* **SET EXERCISE**:
Retype the whole listing, please, keeping every line exact and dropping the pictures.

===

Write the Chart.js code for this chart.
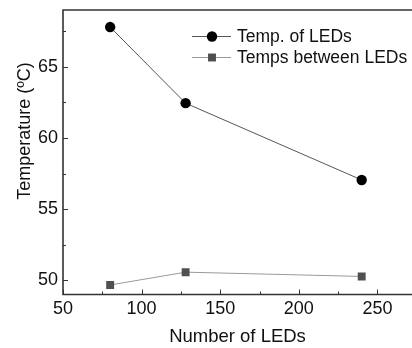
<!DOCTYPE html>
<html>
<head>
<meta charset="utf-8">
<script src="https://cdn.jsdelivr.net/npm/chart.js@4.4.1/dist/chart.umd.min.js"></script>
<style>
html,body{margin:0;padding:0;background:#fff;}
#wrap{width:412px;height:348px;position:relative;}
</style>
</head>
<body>
<div id="wrap"><canvas id="c" width="412" height="348"></canvas></div>
<script>
const ledCounts = [80, 128, 240];
const tempLEDs = [67.8, 62.45, 57.05];
const tempBetween = [49.67, 50.57, 50.27];
const seriesNames = ['Temp. of LEDs', 'Temps between LEDs'];
const xTicks = [50, 100, 150, 200, 250];
const xMinor = [75, 125, 175, 225];
const yTicks = [50, 55, 60, 65];
const yMinor = [52.5, 57.5, 62.5, 67.5];
const xTitle = 'Number of LEDs';
const yTitle = 'Temperature (\u00BAC)';

const FONT = '"Liberation Sans", Arial, sans-serif';

const framePlugin = {
  id: 'frame',
  afterDatasetsDraw(chart) {
    const {ctx, chartArea: a, scales: {x, y}} = chart;
    ctx.save();
    ctx.strokeStyle = '#333';
    ctx.lineWidth = 1.6;
    ctx.beginPath();
    ctx.moveTo(a.right + 2, a.top);
    ctx.lineTo(a.left, a.top);
    ctx.lineTo(a.left, a.bottom);
    ctx.lineTo(a.right + 2, a.bottom);
    ctx.stroke();
    ctx.lineWidth = 1;
    ctx.beginPath();
    xTicks.forEach(v => { const p = Math.round(x.getPixelForValue(v)) + 0.5; ctx.moveTo(p, a.bottom); ctx.lineTo(p, a.bottom - 5); });
    xMinor.forEach(v => { const p = Math.round(x.getPixelForValue(v)) + 0.5; ctx.moveTo(p, a.bottom); ctx.lineTo(p, a.bottom - 3); });
    yTicks.forEach(v => { const p = Math.round(y.getPixelForValue(v)) + 0.5; ctx.moveTo(a.left, p); ctx.lineTo(a.left + 5, p); });
    yMinor.forEach(v => { const p = Math.round(y.getPixelForValue(v)) + 0.5; ctx.moveTo(a.left, p); ctx.lineTo(a.left + 3, p); });
    ctx.stroke();
    // y axis title
    ctx.fillStyle = '#111';
    ctx.font = '18px ' + FONT;
    ctx.textAlign = 'center';
    ctx.textBaseline = 'middle';
    ctx.translate(25, 131);
    ctx.rotate(-Math.PI / 2);
    ctx.fillText(yTitle, 0, 0);
    ctx.restore();
  }
};

const legendPlugin = {
  id: 'customLegend',
  afterDraw(chart) {
    const {ctx} = chart;
    const rows = [36, 57];
    ctx.save();
    chart.data.datasets.forEach((ds, i) => {
      const yy = rows[i];
      ctx.strokeStyle = ds.borderColor;
      ctx.lineWidth = 1.2;
      ctx.beginPath();
      ctx.moveTo(192, yy + 0.5);
      ctx.lineTo(231, yy + 0.5);
      ctx.stroke();
      ctx.fillStyle = ds.pointBackgroundColor;
      if (ds.pointStyle === 'circle') {
        ctx.beginPath(); ctx.arc(212, yy + 0.5, ds.pointRadius, 0, Math.PI * 2); ctx.fill();
      } else {
        const s = ds.pointRadius * Math.SQRT1_2;
        ctx.fillRect(212 - s, yy + 0.5 - s, 2 * s, 2 * s);
      }
      ctx.fillStyle = '#111';
      ctx.font = '17.5px ' + FONT;
      ctx.textBaseline = 'middle';
      ctx.textAlign = 'left';
      ctx.fillText(ds.label, 237, yy + 1);
    });
    ctx.restore();
  }
};

new Chart(document.getElementById('c'), {
  type: 'line',
  data: {
    datasets: [
      {
        label: seriesNames[0],
        data: ledCounts.map((v, i) => ({x: v, y: tempLEDs[i]})),
        borderColor: '#555',
        borderWidth: 1,
        pointStyle: 'circle',
        pointRadius: 5.2,
        pointBackgroundColor: '#000',
        pointBorderWidth: 0,
        tension: 0
      },
      {
        label: seriesNames[1],
        data: ledCounts.map((v, i) => ({x: v, y: tempBetween[i]})),
        borderColor: '#999',
        borderWidth: 1,
        pointStyle: 'rect',
        pointRadius: 5.6,
        pointBackgroundColor: '#505050',
        pointBorderWidth: 0,
        tension: 0
      }
    ]
  },
  options: {
    responsive: false,
    animation: false,
    devicePixelRatio: 1,
    layout: {autoPadding: false, padding: {top: 10, right: 0, left: 0, bottom: 0}},
    plugins: {legend: {display: false}, tooltip: {enabled: false}},
    scales: {
      x: {
        type: 'linear',
        min: 50, max: 272,
        afterBuildTicks: s => { s.ticks = xTicks.map(v => ({value: v})); },
        afterFit: s => { s.height = 53.5; s.paddingLeft = 0; s.paddingRight = 0; },
        grid: {display: false, drawTicks: false},
        border: {display: false},
        ticks: {color: '#111', font: {family: FONT, size: 18}, padding: 4, maxRotation: 0, autoSkip: false},
        title: {display: true, text: xTitle, color: '#111', font: {family: FONT, size: 18.5}, padding: {top: 0, bottom: 0}}
      },
      y: {
        type: 'linear',
        min: 49, max: 69,
        afterBuildTicks: s => { s.ticks = yTicks.map(v => ({value: v})); },
        afterFit: s => { s.width = 63; s.paddingTop = 0; s.paddingBottom = 0; },
        grid: {display: false, drawTicks: false},
        border: {display: false},
        ticks: {color: '#111', font: {family: FONT, size: 18}, padding: 5, autoSkip: false},
        title: {display: false}
      }
    }
  },
  plugins: [framePlugin, legendPlugin]
});
</script>
</body>
</html>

===

* **SOLUTION**:
Write the Chart.js code for this chart.
<!DOCTYPE html>
<html>
<head>
<meta charset="utf-8">
<script src="https://cdn.jsdelivr.net/npm/chart.js@4.4.1/dist/chart.umd.min.js"></script>
<style>
html,body{margin:0;padding:0;background:#fff;}
#wrap{width:412px;height:348px;position:relative;}
</style>
</head>
<body>
<div id="wrap"><canvas id="c" width="412" height="348"></canvas></div>
<script>
const ledCounts = [80, 128, 240];
const tempLEDs = [67.8, 62.45, 57.05];
const tempBetween = [49.67, 50.57, 50.27];
const seriesNames = ['Temp. of LEDs', 'Temps between LEDs'];
const xTicks = [50, 100, 150, 200, 250];
const xMinor = [75, 125, 175, 225];
const yTicks = [50, 55, 60, 65];
const yMinor = [52.5, 57.5, 62.5, 67.5];
const xTitle = 'Number of LEDs';
const yTitle = 'Temperature (\u00BAC)';

const FONT = '"Liberation Sans", Arial, sans-serif';

const framePlugin = {
  id: 'frame',
  afterDatasetsDraw(chart) {
    const {ctx, chartArea: a, scales: {x, y}} = chart;
    ctx.save();
    ctx.strokeStyle = '#333';
    ctx.lineWidth = 1.6;
    ctx.beginPath();
    ctx.moveTo(a.right + 2, a.top);
    ctx.lineTo(a.left, a.top);
    ctx.lineTo(a.left, a.bottom);
    ctx.lineTo(a.right + 2, a.bottom);
    ctx.stroke();
    ctx.lineWidth = 1;
    ctx.beginPath();
    xTicks.forEach(v => { const p = Math.round(x.getPixelForValue(v)) + 0.5; ctx.moveTo(p, a.bottom); ctx.lineTo(p, a.bottom - 5); });
    xMinor.forEach(v => { const p = Math.round(x.getPixelForValue(v)) + 0.5; ctx.moveTo(p, a.bottom); ctx.lineTo(p, a.bottom - 3); });
    yTicks.forEach(v => { const p = Math.round(y.getPixelForValue(v)) + 0.5; ctx.moveTo(a.left, p); ctx.lineTo(a.left + 5, p); });
    yMinor.forEach(v => { const p = Math.round(y.getPixelForValue(v)) + 0.5; ctx.moveTo(a.left, p); ctx.lineTo(a.left + 3, p); });
    ctx.stroke();
    // y axis title
    ctx.fillStyle = '#111';
    ctx.font = '18px ' + FONT;
    ctx.textAlign = 'center';
    ctx.textBaseline = 'middle';
    ctx.translate(25, 131);
    ctx.rotate(-Math.PI / 2);
    ctx.fillText(yTitle, 0, 0);
    ctx.restore();
  }
};

const legendPlugin = {
  id: 'customLegend',
  afterDraw(chart) {
    const {ctx} = chart;
    const rows = [36, 57];
    ctx.save();
    chart.data.datasets.forEach((ds, i) => {
      const yy = rows[i];
      ctx.strokeStyle = ds.borderColor;
      ctx.lineWidth = 1.2;
      ctx.beginPath();
      ctx.moveTo(192, yy + 0.5);
      ctx.lineTo(231, yy + 0.5);
      ctx.stroke();
      ctx.fillStyle = ds.pointBackgroundColor;
      if (ds.pointStyle === 'circle') {
        ctx.beginPath(); ctx.arc(212, yy + 0.5, ds.pointRadius, 0, Math.PI * 2); ctx.fill();
      } else {
        const s = ds.pointRadius * Math.SQRT1_2;
        ctx.fillRect(212 - s, yy + 0.5 - s, 2 * s, 2 * s);
      }
      ctx.fillStyle = '#111';
      ctx.font = '17.5px ' + FONT;
      ctx.textBaseline = 'middle';
      ctx.textAlign = 'left';
      ctx.fillText(ds.label, 237, yy + 1);
    });
    ctx.restore();
  }
};

new Chart(document.getElementById('c'), {
  type: 'line',
  data: {
    datasets: [
      {
        label: seriesNames[0],
        data: ledCounts.map((v, i) => ({x: v, y: tempLEDs[i]})),
        borderColor: '#555',
        borderWidth: 1,
        pointStyle: 'circle',
        pointRadius: 5.2,
        pointBackgroundColor: '#000',
        pointBorderWidth: 0,
        tension: 0
      },
      {
        label: seriesNames[1],
        data: ledCounts.map((v, i) => ({x: v, y: tempBetween[i]})),
        borderColor: '#999',
        borderWidth: 1,
        pointStyle: 'rect',
        pointRadius: 5.6,
        pointBackgroundColor: '#505050',
        pointBorderWidth: 0,
        tension: 0
      }
    ]
  },
  options: {
    responsive: false,
    animation: false,
    devicePixelRatio: 1,
    layout: {autoPadding: false, padding: {top: 10, right: 0, left: 0, bottom: 0}},
    plugins: {legend: {display: false}, tooltip: {enabled: false}},
    scales: {
      x: {
        type: 'linear',
        min: 50, max: 272,
        afterBuildTicks: s => { s.ticks = xTicks.map(v => ({value: v})); },
        afterFit: s => { s.height = 53.5; s.paddingLeft = 0; s.paddingRight = 0; },
        grid: {display: false, drawTicks: false},
        border: {display: false},
        ticks: {color: '#111', font: {family: FONT, size: 18}, padding: 4, maxRotation: 0, autoSkip: false},
        title: {display: true, text: xTitle, color: '#111', font: {family: FONT, size: 18.5}, padding: {top: 0, bottom: 0}}
      },
      y: {
        type: 'linear',
        min: 49, max: 69,
        afterBuildTicks: s => { s.ticks = yTicks.map(v => ({value: v})); },
        afterFit: s => { s.width = 63; s.paddingTop = 0; s.paddingBottom = 0; },
        grid: {display: false, drawTicks: false},
        border: {display: false},
        ticks: {color: '#111', font: {family: FONT, size: 18}, padding: 5, autoSkip: false},
        title: {display: false}
      }
    }
  },
  plugins: [framePlugin, legendPlugin]
});
</script>
</body>
</html>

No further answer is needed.